China’s stocks rose the most in more than two months as investors speculated the government will ease monetary policy to boost the economy and the International Monetary Fund raised its forecasts for global growth.
Jiangxi Copper Co. (600362) and China Shenhua Energy Co. advanced more than 2 percent on optimism an improving world economy will boost demand for commodities. China Construction Bank Corp. (939) and Poly Real Estate Group Co. led a gauge of financial stocks to the third-largest gain among 10 industry groups. CSR Corp. jumped the most in three months after the Xinhua News Agency said the company will supply high-speed trains to Hong Kong.
The Shanghai Composite Index (SHCOMP) advanced 45.86 points, or 2 percent, to 2,380.85 at the close, the biggest gain since Feb. 8. The CSI 300 Index (SHSZ300) climbed 2.3 percent to 2,599.91. The Bloomberg China-US 55 Index (CH55BN), the measure of the most-traded U.S.-listed Chinese companies, added 1.2 percent in New York yesterday.
Thirty-day volatility in the Shanghai index was at 19.2 today, the highest since March 2. About 8.5 billion shares changed hands yesterday, 2.3 percent lower than the daily average this year.
The Shanghai Composite has climbed 8.2 percent this year amid speculation the government will take measures to boost the economy and equities. South Korea’s central bank will buy $300 million in Chinese shares over next 3 months, Finet Newswire reported today, citing an unidentified foreign exchange official at the bank. Stocks in the gauge are valued at 10.1 times estimated earnings, compared with a record low of 8.9 times on Jan. 6, according to weekly data compiled by Bloomberg.
A gauge of financial stocks in the CSI 300 gained 2.6 percent, the third-biggest gain among the 10 industry groups. Construction Bank, the nation’s second-biggest lender, rose 1.3 percent to 4.74 yuan. China Citic Bank Corp. added 2.8 percentt o 4.45 yuan. Poly Real Estate, the second-largest developer, rose 4.7 percent to 12.19 yuan. Gemdale Corp. added 4.1 percent.
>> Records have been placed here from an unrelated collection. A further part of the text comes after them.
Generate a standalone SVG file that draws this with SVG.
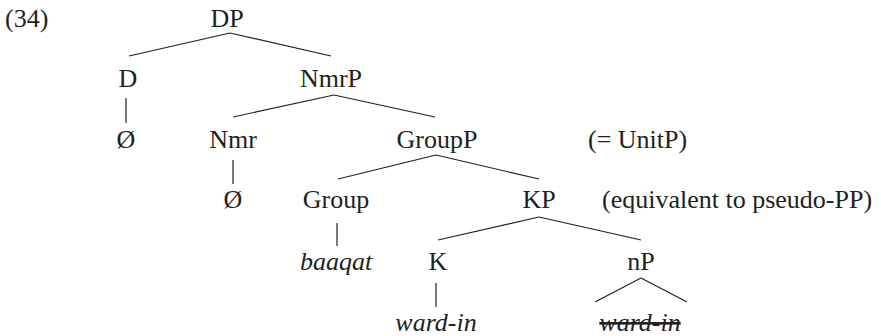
<svg xmlns="http://www.w3.org/2000/svg" width="881" height="336" viewBox="0 0 881 336">
  <style>
    text { font-family: 'Liberation Serif', 'DejaVu Serif', serif; font-size: 26px; fill: #231f20; }
    .c { text-anchor: middle; }
    .it { font-style: italic; }
    .del { text-decoration: line-through; }
    #connectors line { stroke: #231f20; stroke-width: 1.2; fill: none; }
  </style>
  <rect width="881" height="336" fill="#ffffff"/>

  <!-- example number -->
  <text x="5" y="27">(34)</text>

  <g id="connectors">
    <!-- DP -->
    <line x1="230" y1="33" x2="129" y2="56"/>
    <line x1="230" y1="33" x2="331" y2="56"/>
    <!-- D -->
    <line x1="126" y1="98" x2="126" y2="123"/>
    <!-- NmrP -->
    <line x1="334" y1="95" x2="233" y2="117"/>
    <line x1="334" y1="95" x2="435" y2="117"/>
    <!-- Nmr -->
    <line x1="233" y1="160" x2="233" y2="184"/>
    <!-- GroupP -->
    <line x1="436" y1="155" x2="338" y2="179"/>
    <line x1="436" y1="155" x2="539" y2="179"/>
    <!-- Group -->
    <line x1="337" y1="223" x2="337" y2="246"/>
    <!-- KP -->
    <line x1="539" y1="217" x2="438" y2="240"/>
    <line x1="539" y1="217" x2="641" y2="240"/>
    <!-- K -->
    <line x1="436" y1="283" x2="436" y2="307"/>
    <!-- nP (triangle) -->
    <line x1="641" y1="278" x2="595" y2="302"/>
    <line x1="641" y1="278" x2="687" y2="302"/>
  </g>

  <g id="node-DP"><text class="c" x="227" y="27">DP</text></g>
  <g id="node-D"><text class="c" x="128" y="87">D</text></g>
  <g id="node-D-null"><text class="c" x="126" y="148">Ø</text></g>
  <g id="node-NmrP"><text class="c" x="331" y="87">NmrP</text></g>
  <g id="node-Nmr"><text class="c" x="233" y="148">Nmr</text></g>
  <g id="node-Nmr-null"><text class="c" x="233" y="208">Ø</text></g>
  <g id="node-GroupP"><text class="c" x="437" y="148">GroupP</text></g>
  <g id="note-UnitP"><text x="588" y="148">(= UnitP)</text></g>
  <g id="node-Group"><text class="c" x="336" y="208">Group</text></g>
  <g id="node-baaqat"><text class="c it" x="336" y="270">baaqat</text></g>
  <g id="node-KP"><text class="c" x="539" y="208">KP</text></g>
  <g id="note-pseudoPP"><text x="602" y="208">(equivalent to pseudo-PP)</text></g>
  <g id="node-K"><text class="c" x="438" y="270">K</text></g>
  <g id="node-ward-in"><text class="c it" x="436" y="331">ward-in</text></g>
  <g id="node-nP"><text class="c" x="641" y="270">nP</text></g>
  <g id="node-ward-in-copy"><text class="c it del" x="640" y="331">ward-in</text></g>
</svg>
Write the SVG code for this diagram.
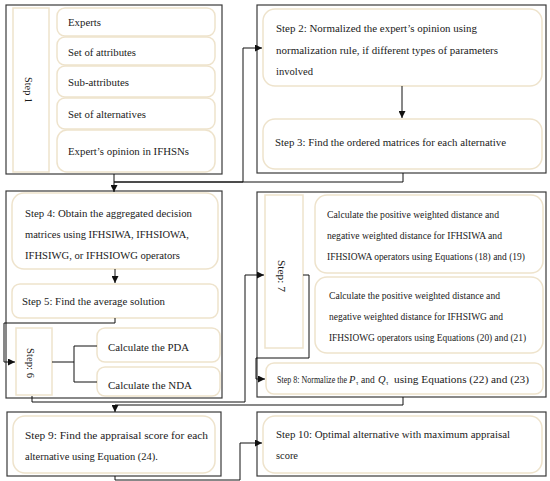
<svg xmlns="http://www.w3.org/2000/svg" width="550" height="481" viewBox="0 0 550 481">
<defs>
<style>
.outer{fill:#fff;stroke:#3a3a3a;stroke-width:1.2}
.inner{fill:#fff;stroke:#eee3cc;stroke-width:1.5}
.t{font-family:"Liberation Serif","DejaVu Serif",serif;font-size:10.5px;fill:#1a1a1a}
.c{fill:none;stroke:#111;stroke-width:1}
</style>
<marker id="ah" viewBox="0 0 10 10" refX="10" refY="5" markerWidth="8" markerHeight="7" markerUnits="userSpaceOnUse" orient="auto">
<path d="M0,0 L10,5 L0,10 z" fill="#111"/>
</marker>
</defs>
<rect width="550" height="481" fill="#fff"/>

<g id="step1">
<rect class="outer" x="6" y="5" width="216" height="169"/>
<rect class="inner" x="13" y="8" width="36" height="164"/>
<text class="t" transform="translate(29,90) rotate(90)" text-anchor="middle" dy="0.35em" textLength="26" lengthAdjust="spacingAndGlyphs">Step 1</text>
<rect class="inner" x="57" y="8" width="158" height="28" rx="8"/>
<text class="t" x="68" y="26" textLength="33" lengthAdjust="spacingAndGlyphs">Experts</text>
<rect class="inner" x="57" y="37" width="158" height="28" rx="8"/>
<text class="t" x="68" y="56" textLength="68" lengthAdjust="spacingAndGlyphs">Set of attributes</text>
<rect class="inner" x="57" y="66" width="158" height="31" rx="8"/>
<text class="t" x="68" y="86" textLength="61" lengthAdjust="spacingAndGlyphs">Sub-attributes</text>
<rect class="inner" x="57" y="98" width="158" height="31" rx="8"/>
<text class="t" x="68" y="118" textLength="78" lengthAdjust="spacingAndGlyphs">Set of alternatives</text>
<rect class="inner" x="57" y="130" width="158" height="42" rx="10"/>
<text class="t" x="68" y="155" textLength="121" lengthAdjust="spacingAndGlyphs">Expert’s opinion in IFHSNs</text>
</g>

<g id="box23">
<rect class="outer" x="257" y="5" width="289" height="168"/>
</g>
<g id="step2">
<rect class="inner" x="263" y="9" width="279" height="77" rx="12"/>
<text class="t" x="276" y="32" textLength="201" lengthAdjust="spacingAndGlyphs">Step 2: Normalized the expert’s opinion using</text>
<text class="t" x="276" y="54" textLength="222" lengthAdjust="spacingAndGlyphs">normalization rule, if different types of parameters</text>
<text class="t" x="276" y="75" textLength="37" lengthAdjust="spacingAndGlyphs">involved</text>
</g>
<g id="step3">
<rect class="inner" x="263" y="119" width="279" height="50" rx="12"/>
<text class="t" x="275" y="146" textLength="231" lengthAdjust="spacingAndGlyphs">Step 3: Find the ordered matrices for each alternative</text>
</g>

<g id="box456">
<rect class="outer" x="6" y="191" width="216" height="207"/>
</g>
<g id="step4">
<rect class="inner" x="12" y="193" width="206" height="76" rx="12"/>
<text class="t" x="25" y="217" textLength="167" lengthAdjust="spacingAndGlyphs">Step 4: Obtain the aggregated decision</text>
<text class="t" x="25" y="238" textLength="164" lengthAdjust="spacingAndGlyphs">matrices using IFHSIWA, IFHSIOWA,</text>
<text class="t" x="25" y="259" textLength="155" lengthAdjust="spacingAndGlyphs">IFHSIWG, or IFHSIOWG operators</text>
</g>
<g id="step5">
<rect class="inner" x="12" y="284" width="206" height="34" rx="8"/>
<text class="t" x="22" y="305" textLength="143" lengthAdjust="spacingAndGlyphs">Step 5: Find the average solution</text>
</g>
<g id="step6">
<rect class="inner" x="16" y="328" width="36" height="67"/>
<text class="t" transform="translate(31,363) rotate(90)" text-anchor="middle" dy="0.35em" textLength="30" lengthAdjust="spacingAndGlyphs">Step: 6</text>
</g>
<g id="pda">
<rect class="inner" x="97" y="328" width="123" height="34" rx="8"/>
<text class="t" x="108" y="351" textLength="81" lengthAdjust="spacingAndGlyphs">Calculate the PDA</text>
</g>
<g id="nda">
<rect class="inner" x="97" y="367" width="123" height="29" rx="8"/>
<text class="t" x="108" y="389" textLength="84" lengthAdjust="spacingAndGlyphs">Calculate the NDA</text>
</g>

<g id="box78">
<rect class="outer" x="257" y="192" width="289" height="205"/>
</g>
<g id="step7">
<rect class="inner" x="265" y="195" width="38" height="153"/>
<text class="t" transform="translate(282,276) rotate(90)" text-anchor="middle" dy="0.35em" textLength="32" lengthAdjust="spacingAndGlyphs">Step: 7</text>
</g>
<g id="step7a">
<rect class="inner" x="315" y="195" width="228" height="78" rx="12"/>
<text class="t" x="327" y="218" textLength="172" lengthAdjust="spacingAndGlyphs">Calculate the positive weighted distance and</text>
<text class="t" x="327" y="239" textLength="175" lengthAdjust="spacingAndGlyphs">negative weighted distance for IFHSIWA and</text>
<text class="t" x="327" y="260" textLength="198" lengthAdjust="spacingAndGlyphs">IFHSIOWA operators using Equations (18) and (19)</text>
</g>
<g id="step7b">
<rect class="inner" x="315" y="277" width="228" height="76" rx="12"/>
<text class="t" x="329" y="299" textLength="171" lengthAdjust="spacingAndGlyphs">Calculate the positive weighted distance and</text>
<text class="t" x="329" y="320" textLength="174" lengthAdjust="spacingAndGlyphs">negative weighted distance for IFHSIWG and</text>
<text class="t" x="329" y="341" textLength="197" lengthAdjust="spacingAndGlyphs">IFHSIOWG operators using Equations (20) and (21)</text>
</g>
<g id="step8">
<rect class="inner" x="266" y="363" width="277" height="31" rx="8"/>
<text class="t" x="277" y="383" textLength="70" lengthAdjust="spacingAndGlyphs">Step 8: Normalize the</text>
<text class="t" y="383"><tspan x="349" font-style="italic">P</tspan><tspan x="356" dy="2" font-size="6">τ</tspan><tspan x="361" dy="-2" font-size="9.5">and</tspan><tspan x="378" font-style="italic">Q</tspan><tspan x="386" dy="2" font-size="6">τ</tspan></text>
<text class="t" x="394" y="383" textLength="135" lengthAdjust="spacingAndGlyphs">using Equations (22) and (23)</text>
</g>

<g id="step9">
<rect class="outer" x="7" y="412" width="214" height="64"/>
<rect class="inner" x="13" y="416" width="202" height="57" rx="12"/>
<text class="t" x="25" y="439" textLength="183" lengthAdjust="spacingAndGlyphs">Step 9: Find the appraisal score for each</text>
<text class="t" x="25" y="460" textLength="133" lengthAdjust="spacingAndGlyphs">alternative using Equation (24).</text>
</g>
<g id="step10">
<rect class="outer" x="257" y="412" width="289" height="64"/>
<rect class="inner" x="263" y="416" width="279" height="57" rx="12"/>
<text class="t" x="276" y="438" textLength="234" lengthAdjust="spacingAndGlyphs">Step 10: Optimal alternative with maximum appraisal</text>
<text class="t" x="276" y="459" textLength="22" lengthAdjust="spacingAndGlyphs">score</text>
</g>

<g id="connectors">
<path class="c" d="M114,174 V182 H243 V48 H262" marker-end="url(#ah)"/>
<path class="c" d="M403,173 V182 H114 V192" marker-end="url(#ah)"/>
<path class="c" d="M402,86 V118" marker-end="url(#ah)"/>
<path class="c" d="M115,269 V283" marker-end="url(#ah)"/>
<path class="c" d="M115,318 V323 H4 V362 H15" marker-end="url(#ah)"/>
<path class="c" d="M52,362 H74"/>
<path class="c" d="M97,346 H74 V382 H97"/>
<path class="c" d="M32,396 V402 H245 V275 H264" marker-end="url(#ah)"/>
<path class="c" d="M303,275 H309 V358 H256 V379 H265" marker-end="url(#ah)"/>
<path class="c" d="M403,397 V405 H115 V412" marker-end="url(#ah)"/>
<path class="c" d="M115,476 V480 H240 V443 H262" marker-end="url(#ah)"/>
</g>
</svg>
Signs that an economic slowdown is intensifying boosted speculation the central bank will cut lenders’ reserve- requirement ratios for a second time this year. A statistics bureau report today showed China’s home prices falling in a record 37 of 70 cities tracked by the government in March. Foreign direct investment sank for a fifth month, while the economy expanded 8.1 percent in the first quarter, the slowest pace in almost three years, reports over the past week showed.
The central bank should lower the reserve-requirement ratio and adjust the loan-to-deposit ratio to increase banks’ lending capacity and meet credit demand in the economy, Wang Jun, a researcher with the China Center for International Economic Exchanges, said at a Beijing seminar with his comments posted on www.china.com.cn, a website controlled by the State Council Information Office.
China’s economy faces no risks of a so-called hard landing this year, even as the government should be vigilant against the chance of growth decelerating too quickly, Wang said.
The economy is still seeing downward pressure and the second quarter may mark a “lower point” for growth before it slowly accelerates in the second half, Zhu Baoliang, chief economist at the State Information Center’s forecast department, said at the Beijing seminar.
Jiangxi Copper, China’s biggest producer of the metal, added 3.5 percent to 25.30 yuan. Tongling Nonferrous Metals Group Co., the second largest, rose 3.5 percent to 20.60 yuan. Shenhua, the nation’s biggest coal producer, gained 2.4 percent to 26.53 yuan. China Coal Energy Co. (601898), the second largest, climbed 2.2 percent to 9.26 yuan.
The MSCI Asia Pacific Index advanced 1.2 percent after the IMF said the world economy will expand 3.5 percent this year and 4.1 percent in 2013, up from January projections of 3.3 percent and 4 percent, as the euro region stabilizes and the U.S. outlook improves. The lender kept a forecast of 8.2 percent growth for China, where policy makers last month cut their 2012 own target to 7.5 percent, the lowest level since 2004.
Equities also rose as Spain sold more bonds than targeted. Spain sold 3.18 billion euros of bills, compared with a maximum target of 3 billion euros the Treasury set for the sale.
Europe and the U.S. are China’s top two export markets, making up about 35 percent of the nation’s overseas shipments, according to Shenyin & Wanguo Securities Co. China’s overseas shipments rose 8.9 percent last month. Export growth was down from 18.4 percent in February.
CSR jumped 6.8 percent to 4.84 yuan, its biggest advance since Jan. 17. Delivery of the first train will start next year, Xinhua reported yesterday. The trains will be used for the Guangzhou-Shenzhen-Hong Kong Express Rail Link, which is expected to start operations in 2015, it said.
The IShares FTSE China 25 Index Fund (FXI), the biggest Chinese exchange-traded fund in the U.S., added 1.2 percent to $37.52 yesterday after a two-day decline.